Stephen Shields has a lucid and useful post on Mark Driscoll‘s use of Ed Stetzer’s categories of emerging. That set of categories was relevants, reconstructionists, and revisionists — those who are ministering to, those who are ministering with, and those who are ministering as postmodernists. Driscoll adds a category.

There is no reason to get into who’s right and who’s wrong, for (as postmodernity has taught all of us, whether we are pomo or not) such categories are imposed from without in order to explain and other categories might explain other features. Their degree of correspondence is shaped in part by our intent in using them. I do think, personally, that these categories from Stetzer and Driscoll are of some use for description — of a theological or missional sort, but they do not always correspond on the ground to what is happening.
But, Driscoll has added “Reformed” to the 3Rs of Stetzer. Driscoll is himself a Reformed emerging missionary. A reformissionary.

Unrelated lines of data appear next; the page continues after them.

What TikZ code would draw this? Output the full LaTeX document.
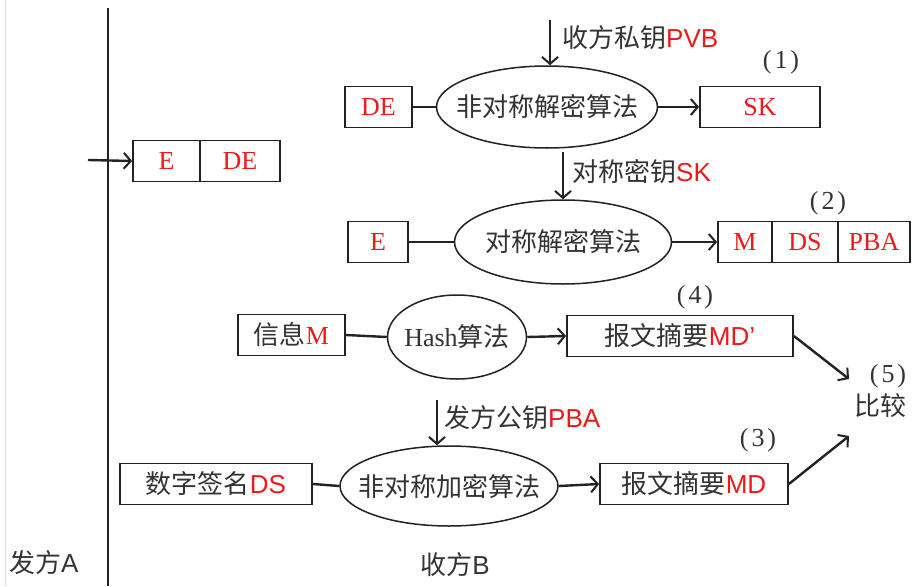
\documentclass[tikz,border=0pt]{standalone}
\usepackage{fontspec}
\setmainfont{Liberation Serif}
\newfontfamily\cjk{Noto Sans CJK SC}
\newfontfamily\sfA{Liberation Sans}
\usetikzlibrary{shapes.geometric,arrows.meta}
\definecolor{ink}{HTML}{222222}
\definecolor{txt}{HTML}{333333}
\definecolor{rd}{HTML}{F01818}
\newcommand{\R}[1]{{\color{rd}#1}}
\newcommand{\RS}[1]{{\sfA\color{rd}#1}}
\newcommand{\num}[1]{{\rmfamily (\hspace{3pt}#1\hspace{3pt})}}
\begin{document}
\begin{tikzpicture}[x=1pt,y=-1pt,
  every node/.style={text=txt,font=\fontsize{26}{30}\selectfont,inner sep=0pt},
  box/.style={draw=ink,line width=1.8pt,rectangle,minimum height=41pt},
  oval/.style={draw=ink,line width=1.5pt,ellipse,inner xsep=-30pt},
  ln/.style={draw=ink,line width=2.4pt},
  arr/.style={ln,-{Straight Barb[length=7pt,width=16pt,line width=2pt]}},
  lab/.style={anchor=west}
]
\useasboundingbox (0,0) rectangle (917,586);
\fill[white] (0,0) rectangle (917,586);
\draw[gray!25,line width=1pt] (5,0) -- (5,586);
% vertical divider
\coordinate (vt) at (108,8);
\coordinate (vb) at (108,586);
\draw[ln,line width=1.8pt] (vt) -- (vb);
\node[anchor=west] (fa) at (9,563) {\cjk 发方\sfA A};
\node (sb) at (455,565) {\cjk 收方\sfA B};

% E | DE
\node[box,minimum width=67pt] (E0) at (166.5,161) {\R{E}};
\node[box,minimum width=80pt] (DE0) at (240,161) {\R{DE}};
\coordinate (ain) at (88,160);
\draw[arr] (ain) -- (E0.west);

% row 1
\node[box,minimum width=67pt] (DE1) at (378.5,107) {\R{DE}};
\node[oval,minimum width=221pt,minimum height=82pt] (el1) at (547,107) {\cjk 非对称解密算法};
\node[box,minimum width=120pt] (SK) at (760,107) {\R{SK}};
\draw[ln] (DE1.east) -- (el1.west);
\draw[arr] (el1.east) -- (SK.west);
\coordinate (k1) at (550,20);
\draw[arr] (k1) -- (el1.north -| k1);
\node[lab] (k1l) at (562,38) {\cjk 收方私钥\RS{PVB}};
\node (n1) at (781,62) {\num{1}};

% row 2
\node[box,minimum width=60pt] (E2) at (378,242) {\R{E}};
\node[oval,minimum width=217pt,minimum height=84pt] (el2) at (563,242) {\cjk 对称解密算法};
\node[box,minimum width=54pt] (M2) at (745,242) {\R{M}};
\node[box,minimum width=66pt] (DS2) at (805,242) {\R{DS}};
\node[box,minimum width=72pt] (PBA2) at (874,242) {\R{PBA}};
\draw[ln] (E2.east) -- (el2.west);
\draw[arr] (el2.east) -- (M2.west);
\coordinate (k2) at (563,152);
\draw[arr] (k2) -- (el2.north);
\node[lab] (k2l) at (572,172) {\cjk 对称密钥\RS{SK}};
\node (n2) at (828,203) {\num{2}};

% row 3
\node[box,minimum width=107pt] (M3) at (291.5,335) {\cjk 信息\R{\rmfamily M}};
\node[oval,minimum width=139pt,minimum height=84pt] (el3) at (457,337) {Hash\cjk 算法};
\node[box,minimum width=226pt] (MDp) at (680,336) {\cjk 报文摘要\RS{MD’}};
\draw[ln] (M3.east) -- (el3.west);
\draw[arr] (el3.east) -- (MDp.west);
\node (n4) at (695,297) {\num{4}};

% compare
\node (n5) at (888,376) {\num{5}};
\node (cmp) at (880,406) {\cjk 比较};
\coordinate (c1) at (849,379);
\coordinate (c2) at (849,436);
\draw[arr] (MDp.east) -- (c1);

% row 4
\node[box,minimum width=192pt] (DS4) at (216,484) {\cjk 数字签名\RS{DS}};
\node[oval,minimum width=218pt,minimum height=80pt] (el4) at (449,486) {\cjk 非对称加密算法};
\node[box,minimum width=188pt] (MD4) at (694,484) {\cjk 报文摘要\RS{MD}};
\draw[ln] (DS4.east) -- (el4.west);
\draw[arr] (el4.east) -- (MD4.west);
\coordinate (k4) at (437,400);
\draw[arr] (k4) -- (el4.north -| k4);
\node[lab] (k4l) at (444,418) {\cjk 发方公钥\RS{PBA}};
\node (n3) at (758,440) {\num{3}};
\draw[arr] (MD4.east) -- (c2);
\end{tikzpicture}
\end{document}
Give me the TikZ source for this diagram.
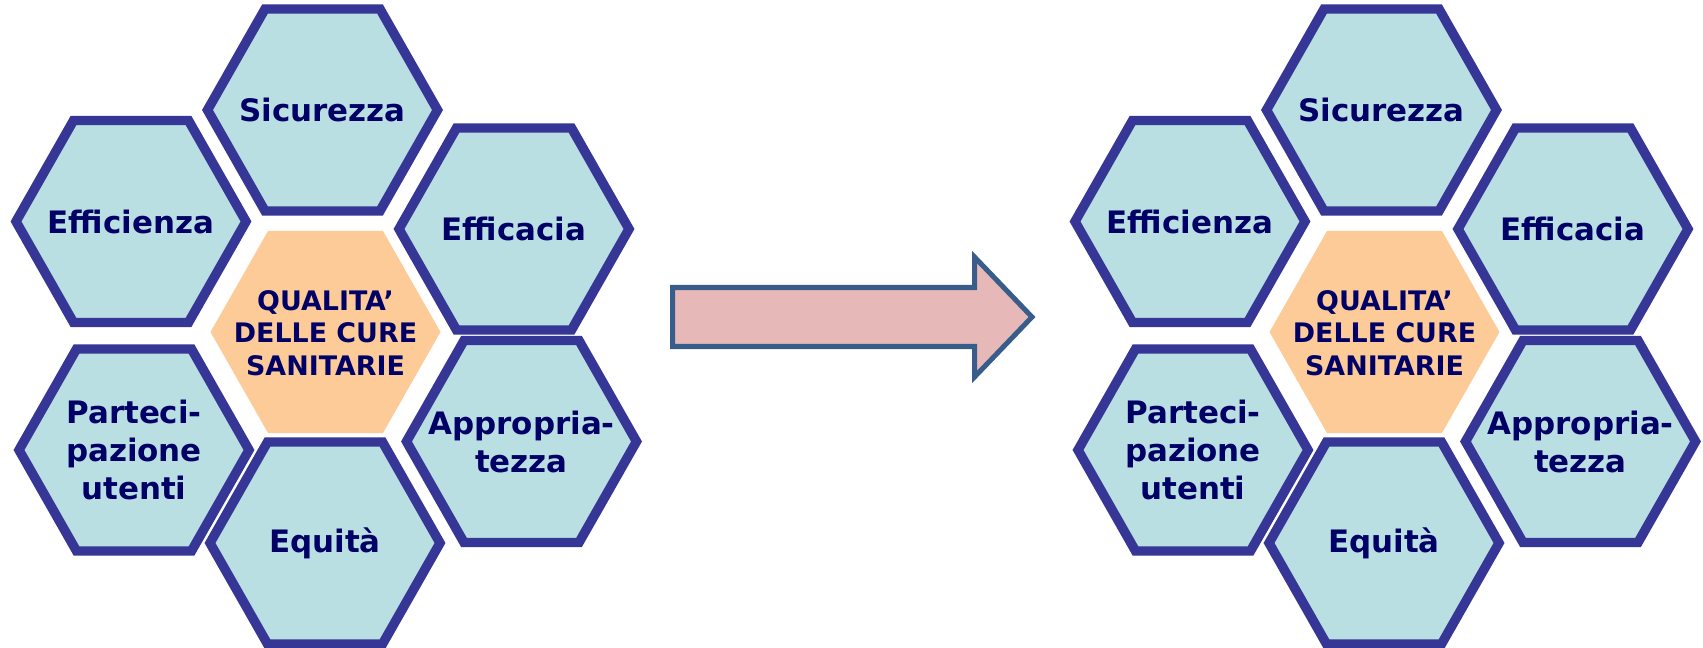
\documentclass[tikz,border=0pt]{standalone}
\usepackage{fontspec}
\setmainfont{DejaVu Sans}
\usepackage{tikz}
\usetikzlibrary{calc}
\definecolor{hexborder}{RGB}{54,54,150}
\definecolor{hexfill}{RGB}{185,223,227}
\definecolor{corefill}{RGB}{253,203,152}
\definecolor{hextext}{RGB}{0,0,102}
\definecolor{arrowfill}{RGB}{230,185,184}
\definecolor{arrowline}{RGB}{56,93,138}
\tikzset{
  pics/hexcell/.style={code={\path[pic actions] (-115,0) -- (-57.5,-101) -- (57.5,-101) -- (115,0) -- (57.5,101) -- (-57.5,101) -- cycle;}},
  outer hex/.style={draw=hexborder, fill=hexfill, line width=5.4pt},
  core hex/.style={fill=corefill},
  hex label/.style={font=\bfseries\fontsize{17.6}{21.6}\selectfont, text=hextext, align=center, inner sep=0pt},
  core label/.style={hex label, font=\bfseries\fontsize{15.3}{18.5}\selectfont},
}

\begin{document}
\begin{tikzpicture}[x=0.02cm, y=-0.02cm]
\useasboundingbox (0,0) rectangle (1703,648);

\foreach \dx/\s in {0/L,1059/R}
{
  \pic[core hex] at (325.5+\dx,332) {hexcell};
  \node[core label] (core\s) at (325.5+\dx,333) {QUALITA’\\DELLE CURE\\SANITARIE};
  \foreach \n/\x/\y/\txt in {sic/322.5/110/Sicurezza, eff/131/221.5/Efficienza, efc/514/229/Efficacia, par/134/450/{Parteci-\\pazione\\utenti}, app/521.5/441.5/{Appropria-\\tezza}, equ/325/543/Equità}
  {
    \pic[outer hex] at (\x+\dx,\y) {hexcell};
    \node[hex label] (\n\s) at (\x+\dx,\y) {\txt};
  }
}

% block arrow between the two clusters
\draw[line width=2.85pt, draw=arrowline, fill=arrowfill] (672.5,287.5) -- (974.5,287.5) -- (974.5,257) -- (1032,317) -- (974.5,377) -- (974.5,346.5) -- (672.5,346.5) -- cycle;

\end{tikzpicture}
\end{document}
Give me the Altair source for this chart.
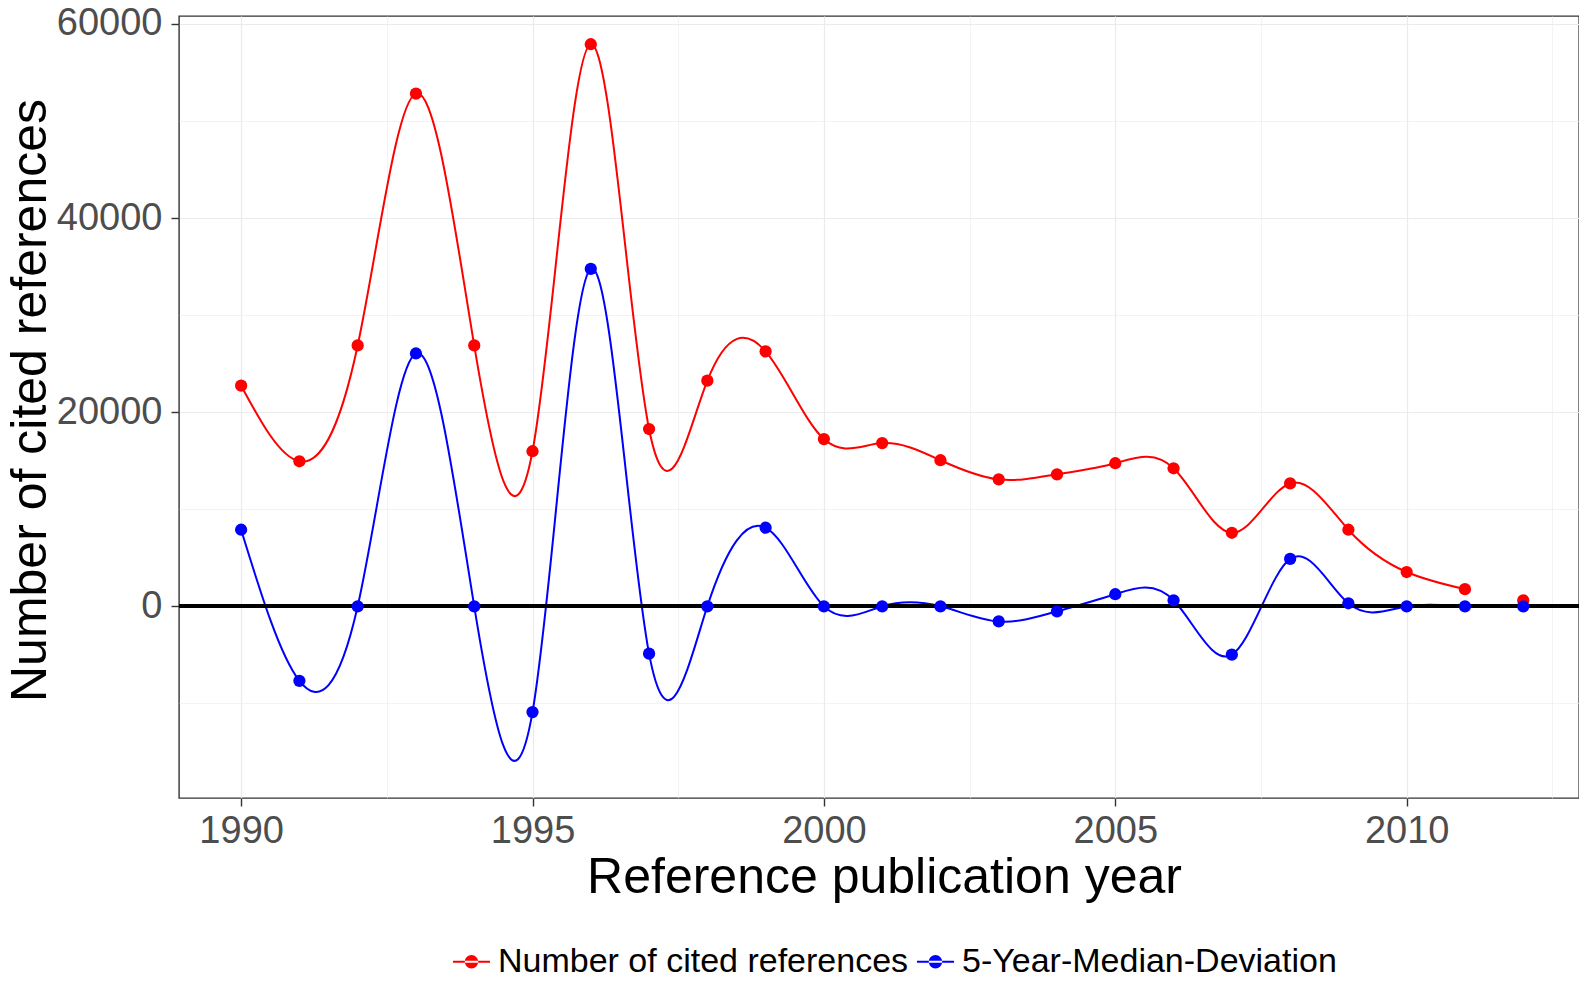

Here’s my take: his new category of Reformed Emerging is not a different kind of emerging but instead cuts across two of the already clarified groups — the reformed group is the theological standpoint of some who are “relevants” and some who are “reconstuctionists.” I take it that the revisionists really can’t be Reformed without some serious finger-crossing.
Overall, though, I find the same problem here that is often the case by those who want to define emerging and Emergent Village: to define emerging or emergent by a theological orientation fails to engage emerging and Emergent Village where it really is. These groups are not primarily a theological orientation but an ecclesiological vision and praxis, and a theology that emerges from that praxis. Now it just might be the case that Reformed reconstructionists and relevants are, in fact, at the ground level genuine theological orientations rather than missionally-shaped communities.
Someone tell me because I’m not sure, but it seems Driscoll would distinguish between “missionary” (which is mostly evangelistic) and “missional.” I noticed his use of the term “missionary” as he began to define the Reformed emerging group.
Defining this movement is a hobby-horse for some, but once we’ve got it figured out for ourselves, it is time to move on to praxis and to get post-definitional.
And when we get there we will also become post-categorical. That is what Jesus prayed for in John 17, and it is what I pray for. I hope you do, too. It’s called “deep ecclesiology.”